» **SET TASK**
Transcribe the records that follow exactly. Skip the pictures.

Stored data entries:
----------

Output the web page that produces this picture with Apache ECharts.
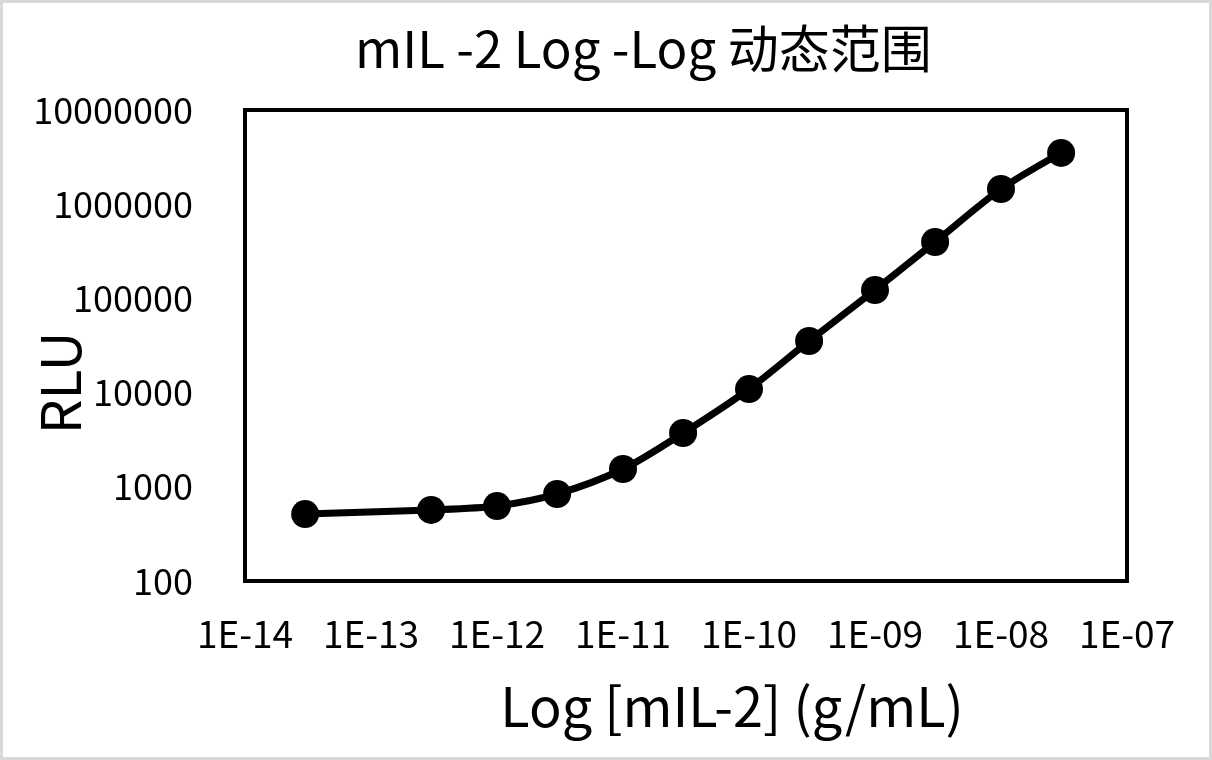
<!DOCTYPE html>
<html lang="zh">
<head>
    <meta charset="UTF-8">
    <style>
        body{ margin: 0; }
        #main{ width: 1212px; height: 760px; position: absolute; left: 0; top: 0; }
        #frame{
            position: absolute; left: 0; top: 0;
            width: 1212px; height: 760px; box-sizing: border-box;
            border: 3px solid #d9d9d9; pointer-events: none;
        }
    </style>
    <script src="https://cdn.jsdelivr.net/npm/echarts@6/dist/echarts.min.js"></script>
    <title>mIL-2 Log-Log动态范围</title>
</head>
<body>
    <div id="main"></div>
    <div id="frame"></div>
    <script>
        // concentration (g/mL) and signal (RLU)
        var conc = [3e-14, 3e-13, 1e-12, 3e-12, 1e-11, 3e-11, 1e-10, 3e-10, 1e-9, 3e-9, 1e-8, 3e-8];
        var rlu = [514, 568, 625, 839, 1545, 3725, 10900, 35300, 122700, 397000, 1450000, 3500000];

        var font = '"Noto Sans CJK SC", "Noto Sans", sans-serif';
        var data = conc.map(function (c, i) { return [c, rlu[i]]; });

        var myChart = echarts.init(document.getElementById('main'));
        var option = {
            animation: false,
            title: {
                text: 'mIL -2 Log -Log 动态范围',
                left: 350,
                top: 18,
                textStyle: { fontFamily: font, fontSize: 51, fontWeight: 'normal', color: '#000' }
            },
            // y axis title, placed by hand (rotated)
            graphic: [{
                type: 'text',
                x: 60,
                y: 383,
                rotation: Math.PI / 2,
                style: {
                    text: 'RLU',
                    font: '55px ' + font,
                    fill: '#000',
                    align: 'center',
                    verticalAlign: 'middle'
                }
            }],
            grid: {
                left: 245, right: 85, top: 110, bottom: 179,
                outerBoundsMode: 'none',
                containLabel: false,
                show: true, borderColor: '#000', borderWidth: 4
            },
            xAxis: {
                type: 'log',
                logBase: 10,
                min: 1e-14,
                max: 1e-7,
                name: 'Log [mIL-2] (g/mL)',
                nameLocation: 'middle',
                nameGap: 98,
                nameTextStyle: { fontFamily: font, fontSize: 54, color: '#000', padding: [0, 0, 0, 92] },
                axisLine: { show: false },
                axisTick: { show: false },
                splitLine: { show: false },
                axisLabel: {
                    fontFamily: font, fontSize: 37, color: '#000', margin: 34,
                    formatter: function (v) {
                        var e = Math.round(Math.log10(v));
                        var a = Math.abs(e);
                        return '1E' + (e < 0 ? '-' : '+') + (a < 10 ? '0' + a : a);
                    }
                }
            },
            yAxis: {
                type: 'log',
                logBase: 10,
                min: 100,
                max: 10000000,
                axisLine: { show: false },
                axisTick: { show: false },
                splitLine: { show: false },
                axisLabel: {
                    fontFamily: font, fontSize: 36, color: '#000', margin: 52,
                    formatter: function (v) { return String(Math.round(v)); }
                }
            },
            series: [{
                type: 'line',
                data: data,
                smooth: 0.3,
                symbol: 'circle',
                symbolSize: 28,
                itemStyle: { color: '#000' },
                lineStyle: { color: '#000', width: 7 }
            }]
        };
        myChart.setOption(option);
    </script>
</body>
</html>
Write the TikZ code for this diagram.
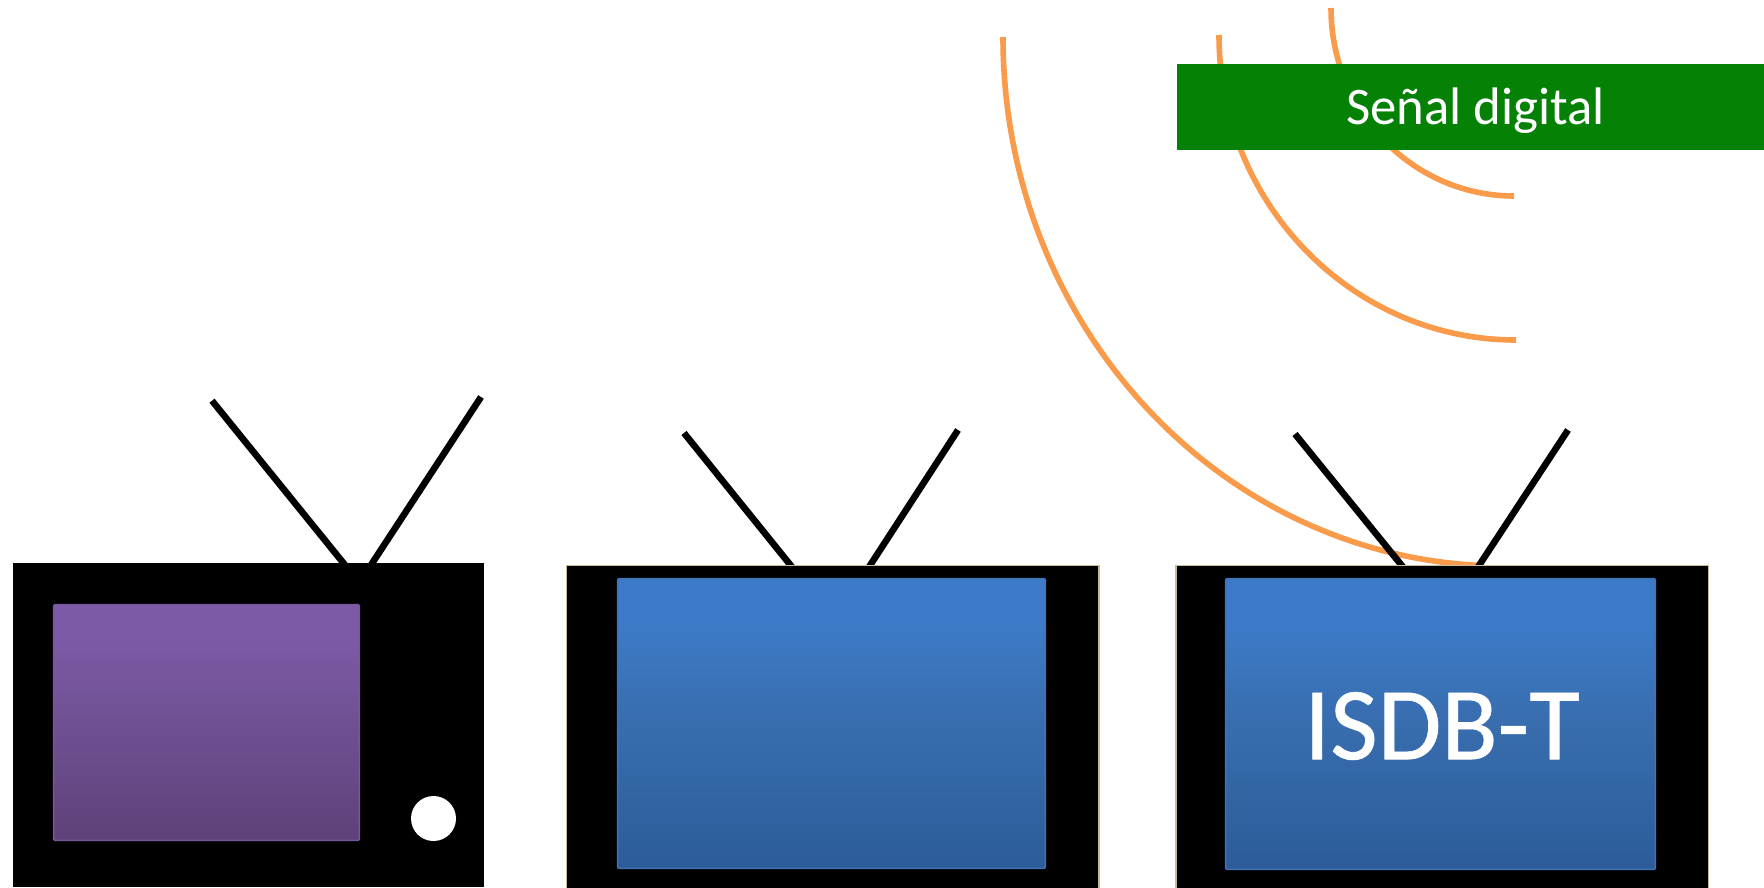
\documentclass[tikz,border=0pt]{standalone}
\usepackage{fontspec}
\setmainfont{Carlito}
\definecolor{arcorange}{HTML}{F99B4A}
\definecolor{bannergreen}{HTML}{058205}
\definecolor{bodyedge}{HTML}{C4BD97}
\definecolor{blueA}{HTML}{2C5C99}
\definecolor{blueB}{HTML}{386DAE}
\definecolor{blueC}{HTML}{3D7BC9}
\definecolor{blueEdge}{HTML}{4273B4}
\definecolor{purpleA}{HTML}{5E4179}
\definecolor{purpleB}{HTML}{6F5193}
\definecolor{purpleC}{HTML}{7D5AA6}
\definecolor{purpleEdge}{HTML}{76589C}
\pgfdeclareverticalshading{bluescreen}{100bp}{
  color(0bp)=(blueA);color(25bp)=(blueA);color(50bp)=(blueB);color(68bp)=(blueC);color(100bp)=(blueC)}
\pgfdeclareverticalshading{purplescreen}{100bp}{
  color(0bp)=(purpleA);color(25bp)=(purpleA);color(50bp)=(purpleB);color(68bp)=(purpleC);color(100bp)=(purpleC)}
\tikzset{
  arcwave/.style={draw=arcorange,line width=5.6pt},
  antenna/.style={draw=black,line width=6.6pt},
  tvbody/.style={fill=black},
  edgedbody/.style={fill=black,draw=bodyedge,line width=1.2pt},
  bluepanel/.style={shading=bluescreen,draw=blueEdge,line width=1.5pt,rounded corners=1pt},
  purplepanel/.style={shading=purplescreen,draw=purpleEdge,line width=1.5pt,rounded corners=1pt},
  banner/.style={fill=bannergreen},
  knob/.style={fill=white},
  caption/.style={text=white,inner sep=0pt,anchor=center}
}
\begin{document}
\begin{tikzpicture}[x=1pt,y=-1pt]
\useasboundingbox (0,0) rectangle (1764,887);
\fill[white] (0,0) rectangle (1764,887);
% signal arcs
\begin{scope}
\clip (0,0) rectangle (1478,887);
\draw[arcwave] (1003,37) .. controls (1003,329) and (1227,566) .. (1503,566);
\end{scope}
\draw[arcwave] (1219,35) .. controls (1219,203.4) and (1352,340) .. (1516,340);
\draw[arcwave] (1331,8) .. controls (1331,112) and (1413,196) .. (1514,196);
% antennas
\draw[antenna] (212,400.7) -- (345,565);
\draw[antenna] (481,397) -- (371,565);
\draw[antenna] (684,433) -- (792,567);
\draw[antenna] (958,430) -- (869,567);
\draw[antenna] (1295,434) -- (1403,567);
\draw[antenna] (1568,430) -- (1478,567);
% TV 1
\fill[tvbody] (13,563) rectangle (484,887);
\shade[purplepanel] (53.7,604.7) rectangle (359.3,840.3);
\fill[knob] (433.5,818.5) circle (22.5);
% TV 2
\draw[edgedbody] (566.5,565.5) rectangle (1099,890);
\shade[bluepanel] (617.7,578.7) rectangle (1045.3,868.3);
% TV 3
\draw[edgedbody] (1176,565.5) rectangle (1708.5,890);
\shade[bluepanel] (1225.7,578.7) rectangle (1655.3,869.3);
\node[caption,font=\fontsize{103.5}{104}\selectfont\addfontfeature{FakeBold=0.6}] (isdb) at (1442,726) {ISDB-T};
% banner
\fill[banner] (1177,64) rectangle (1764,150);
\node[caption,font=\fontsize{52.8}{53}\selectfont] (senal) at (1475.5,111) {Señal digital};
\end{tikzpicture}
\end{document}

----------

» **REPLY**
Output the web page that produces this picture with Apache ECharts.
<!DOCTYPE html>
<html lang="zh">
<head>
    <meta charset="UTF-8">
    <style>
        body{ margin: 0; }
        #main{ width: 1212px; height: 760px; position: absolute; left: 0; top: 0; }
        #frame{
            position: absolute; left: 0; top: 0;
            width: 1212px; height: 760px; box-sizing: border-box;
            border: 3px solid #d9d9d9; pointer-events: none;
        }
    </style>
    <script src="https://cdn.jsdelivr.net/npm/echarts@6/dist/echarts.min.js"></script>
    <title>mIL-2 Log-Log动态范围</title>
</head>
<body>
    <div id="main"></div>
    <div id="frame"></div>
    <script>
        // concentration (g/mL) and signal (RLU)
        var conc = [3e-14, 3e-13, 1e-12, 3e-12, 1e-11, 3e-11, 1e-10, 3e-10, 1e-9, 3e-9, 1e-8, 3e-8];
        var rlu = [514, 568, 625, 839, 1545, 3725, 10900, 35300, 122700, 397000, 1450000, 3500000];

        var font = '"Noto Sans CJK SC", "Noto Sans", sans-serif';
        var data = conc.map(function (c, i) { return [c, rlu[i]]; });

        var myChart = echarts.init(document.getElementById('main'));
        var option = {
            animation: false,
            title: {
                text: 'mIL -2 Log -Log 动态范围',
                left: 350,
                top: 18,
                textStyle: { fontFamily: font, fontSize: 51, fontWeight: 'normal', color: '#000' }
            },
            // y axis title, placed by hand (rotated)
            graphic: [{
                type: 'text',
                x: 60,
                y: 383,
                rotation: Math.PI / 2,
                style: {
                    text: 'RLU',
                    font: '55px ' + font,
                    fill: '#000',
                    align: 'center',
                    verticalAlign: 'middle'
                }
            }],
            grid: {
                left: 245, right: 85, top: 110, bottom: 179,
                outerBoundsMode: 'none',
                containLabel: false,
                show: true, borderColor: '#000', borderWidth: 4
            },
            xAxis: {
                type: 'log',
                logBase: 10,
                min: 1e-14,
                max: 1e-7,
                name: 'Log [mIL-2] (g/mL)',
                nameLocation: 'middle',
                nameGap: 98,
                nameTextStyle: { fontFamily: font, fontSize: 54, color: '#000', padding: [0, 0, 0, 92] },
                axisLine: { show: false },
                axisTick: { show: false },
                splitLine: { show: false },
                axisLabel: {
                    fontFamily: font, fontSize: 37, color: '#000', margin: 34,
                    formatter: function (v) {
                        var e = Math.round(Math.log10(v));
                        var a = Math.abs(e);
                        return '1E' + (e < 0 ? '-' : '+') + (a < 10 ? '0' + a : a);
                    }
                }
            },
            yAxis: {
                type: 'log',
                logBase: 10,
                min: 100,
                max: 10000000,
                axisLine: { show: false },
                axisTick: { show: false },
                splitLine: { show: false },
                axisLabel: {
                    fontFamily: font, fontSize: 36, color: '#000', margin: 52,
                    formatter: function (v) { return String(Math.round(v)); }
                }
            },
            series: [{
                type: 'line',
                data: data,
                smooth: 0.3,
                symbol: 'circle',
                symbolSize: 28,
                itemStyle: { color: '#000' },
                lineStyle: { color: '#000', width: 7 }
            }]
        };
        myChart.setOption(option);
    </script>
</body>
</html>
Write the TikZ code for this diagram.
\documentclass[tikz,border=0pt]{standalone}
\usepackage{fontspec}
\setmainfont{Carlito}
\definecolor{arcorange}{HTML}{F99B4A}
\definecolor{bannergreen}{HTML}{058205}
\definecolor{bodyedge}{HTML}{C4BD97}
\definecolor{blueA}{HTML}{2C5C99}
\definecolor{blueB}{HTML}{386DAE}
\definecolor{blueC}{HTML}{3D7BC9}
\definecolor{blueEdge}{HTML}{4273B4}
\definecolor{purpleA}{HTML}{5E4179}
\definecolor{purpleB}{HTML}{6F5193}
\definecolor{purpleC}{HTML}{7D5AA6}
\definecolor{purpleEdge}{HTML}{76589C}
\pgfdeclareverticalshading{bluescreen}{100bp}{
  color(0bp)=(blueA);color(25bp)=(blueA);color(50bp)=(blueB);color(68bp)=(blueC);color(100bp)=(blueC)}
\pgfdeclareverticalshading{purplescreen}{100bp}{
  color(0bp)=(purpleA);color(25bp)=(purpleA);color(50bp)=(purpleB);color(68bp)=(purpleC);color(100bp)=(purpleC)}
\tikzset{
  arcwave/.style={draw=arcorange,line width=5.6pt},
  antenna/.style={draw=black,line width=6.6pt},
  tvbody/.style={fill=black},
  edgedbody/.style={fill=black,draw=bodyedge,line width=1.2pt},
  bluepanel/.style={shading=bluescreen,draw=blueEdge,line width=1.5pt,rounded corners=1pt},
  purplepanel/.style={shading=purplescreen,draw=purpleEdge,line width=1.5pt,rounded corners=1pt},
  banner/.style={fill=bannergreen},
  knob/.style={fill=white},
  caption/.style={text=white,inner sep=0pt,anchor=center}
}
\begin{document}
\begin{tikzpicture}[x=1pt,y=-1pt]
\useasboundingbox (0,0) rectangle (1764,887);
\fill[white] (0,0) rectangle (1764,887);
% signal arcs
\begin{scope}
\clip (0,0) rectangle (1478,887);
\draw[arcwave] (1003,37) .. controls (1003,329) and (1227,566) .. (1503,566);
\end{scope}
\draw[arcwave] (1219,35) .. controls (1219,203.4) and (1352,340) .. (1516,340);
\draw[arcwave] (1331,8) .. controls (1331,112) and (1413,196) .. (1514,196);
% antennas
\draw[antenna] (212,400.7) -- (345,565);
\draw[antenna] (481,397) -- (371,565);
\draw[antenna] (684,433) -- (792,567);
\draw[antenna] (958,430) -- (869,567);
\draw[antenna] (1295,434) -- (1403,567);
\draw[antenna] (1568,430) -- (1478,567);
% TV 1
\fill[tvbody] (13,563) rectangle (484,887);
\shade[purplepanel] (53.7,604.7) rectangle (359.3,840.3);
\fill[knob] (433.5,818.5) circle (22.5);
% TV 2
\draw[edgedbody] (566.5,565.5) rectangle (1099,890);
\shade[bluepanel] (617.7,578.7) rectangle (1045.3,868.3);
% TV 3
\draw[edgedbody] (1176,565.5) rectangle (1708.5,890);
\shade[bluepanel] (1225.7,578.7) rectangle (1655.3,869.3);
\node[caption,font=\fontsize{103.5}{104}\selectfont\addfontfeature{FakeBold=0.6}] (isdb) at (1442,726) {ISDB-T};
% banner
\fill[banner] (1177,64) rectangle (1764,150);
\node[caption,font=\fontsize{52.8}{53}\selectfont] (senal) at (1475.5,111) {Señal digital};
\end{tikzpicture}
\end{document}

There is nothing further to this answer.